I’m behind a cubicle wall, on the phone with a woman who needs two months’ rental assistance. She talks, then sometimes stops talking to sigh or groan. The desperation in her voice makes her sound like she’s stuck in an alley and the man with a gun in her face is her landlord. I listen. I acknowledge. I take notes. She calms but I’m as distant as a 911 call.
She says, “It just happened,” meaning how she went broke.
I understand broke.
I understand the speed at which it happens.
John says, “Fucking jail.”
He says, “All fucking week.”
I’m new here. This is February. I started my field placement in October. Six months before this, I’d never heard of a field placement.
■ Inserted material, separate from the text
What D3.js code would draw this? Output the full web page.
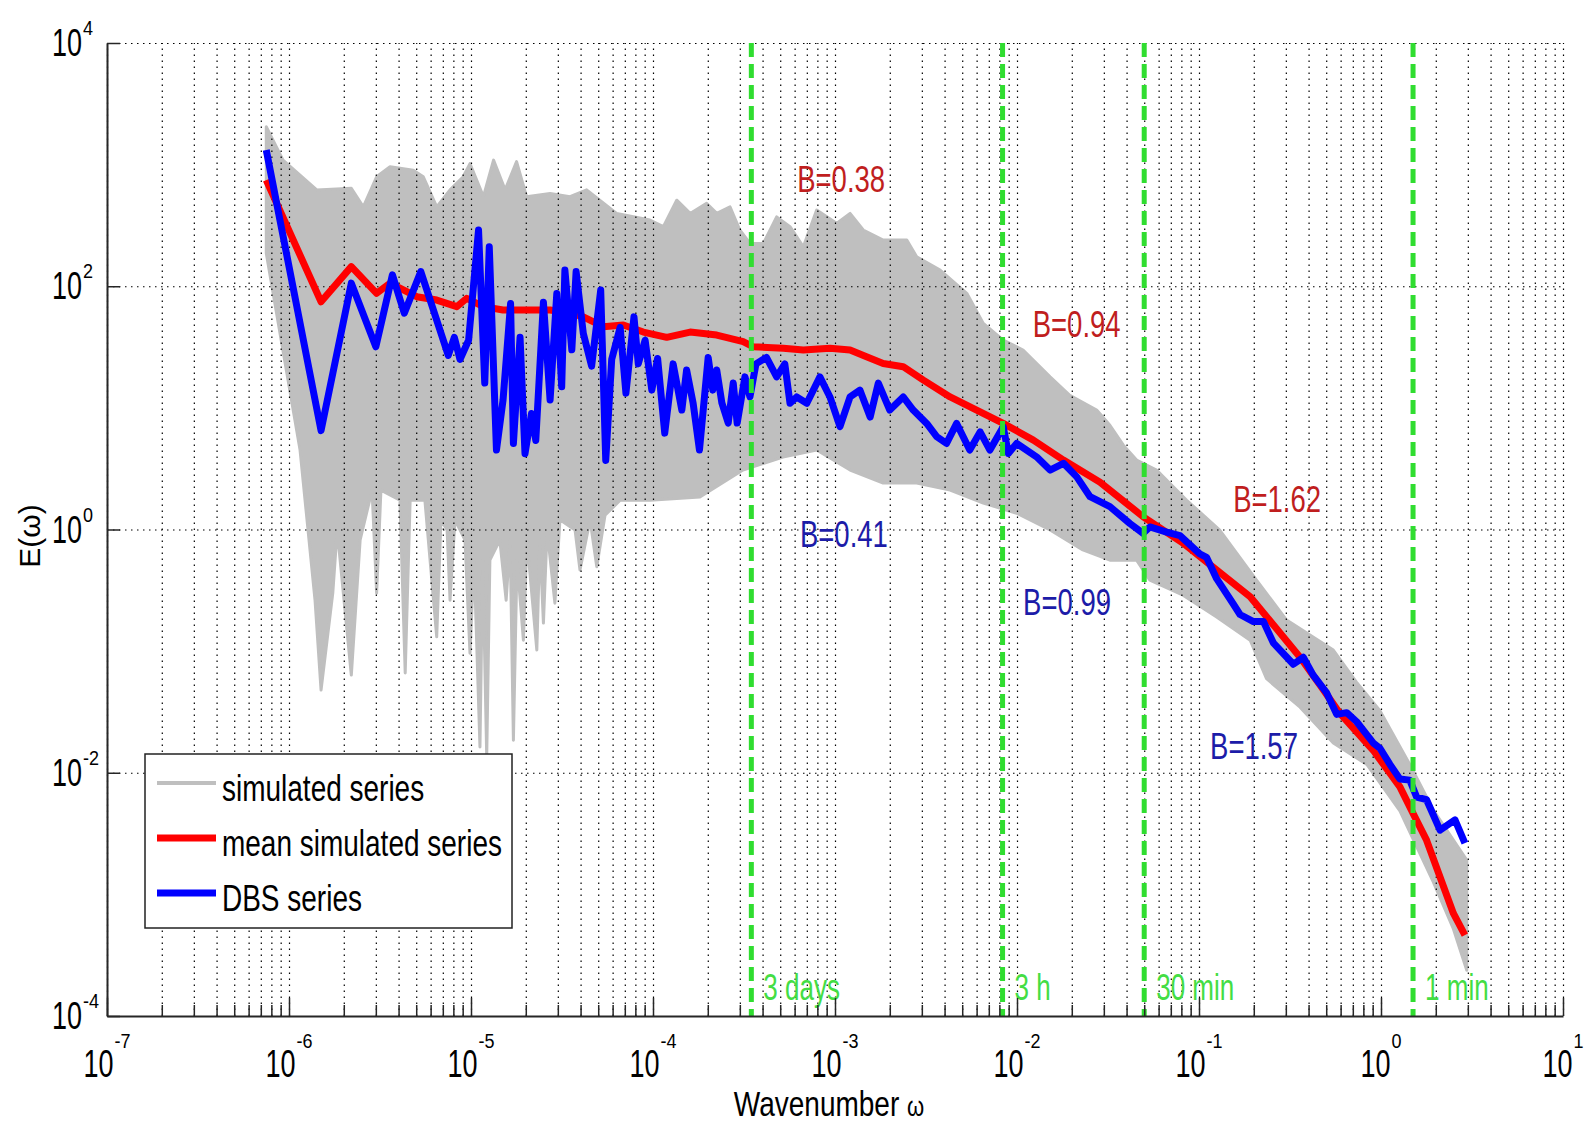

Jobs people worked for experience and college credits—but not money—were called internships. I was too old for an internship. I was too old to be a student getting a master’s degree in social work. In December
I turned forty. I had a wife and two kids, whom I loved dearly, whom I seldom saw now that I was a middle-aged student with an unpaid internship and a bunch of random facts on notecards I needed to memorize for a bunch of upcoming tests. A year before this I’d taught writing full-time at a university, an always unstable job doled out in yearly contracts, until I was released with a letter that said, basically, “Nice work, no thanks.” Before that I’d taught classes at another university for part-time wages and without benefits. I’d published one novel. Another novel was about to be published. For years, for decades, I’d built my life around writing and teaching. I wrote because I loved to write and I taught because I loved to teach writing and I needed to make a living and I’d assumed I could make a living from teaching, especially because I worked so hard as a writer when so many of my colleagues did not write or publish at all.
Then, like every other job in America, it was gone.
John says, “Five days in jail, not fucking good.”
Phone on my ear, I lean out from behind my cubicle to make sure it’s John, and it is, I knew it from his voice, part cough, part thirst, the night before and the morning after, rain and sun and snow and leaves, a desperate combination of his vices and the seasons he toughs through to make a living. I wave but he doesn’t see me. He stares at something on the wall, some poster someone in the community has put up, offering services, rides to and from the doctor.
Sue, the receptionist, faces me. She looks scared. John can be intimidating, even when he hasn’t been in jail. I hold up my finger: one second. I slide my chair back to my cubicle.
The woman on the phone is very sweet, despite her desperation. She needs at least one thousand dollars, two months’ rent, plus she’s behind on her utilities. I have the blue intake form in front of me. It still looks new sometimes, confusing, even though I’ve been using the form for months. When I’m busy, especially when two or three or four people all need help at the same time, the blue intake form looks like a page in the Bible, tiny rules I can never keep straight.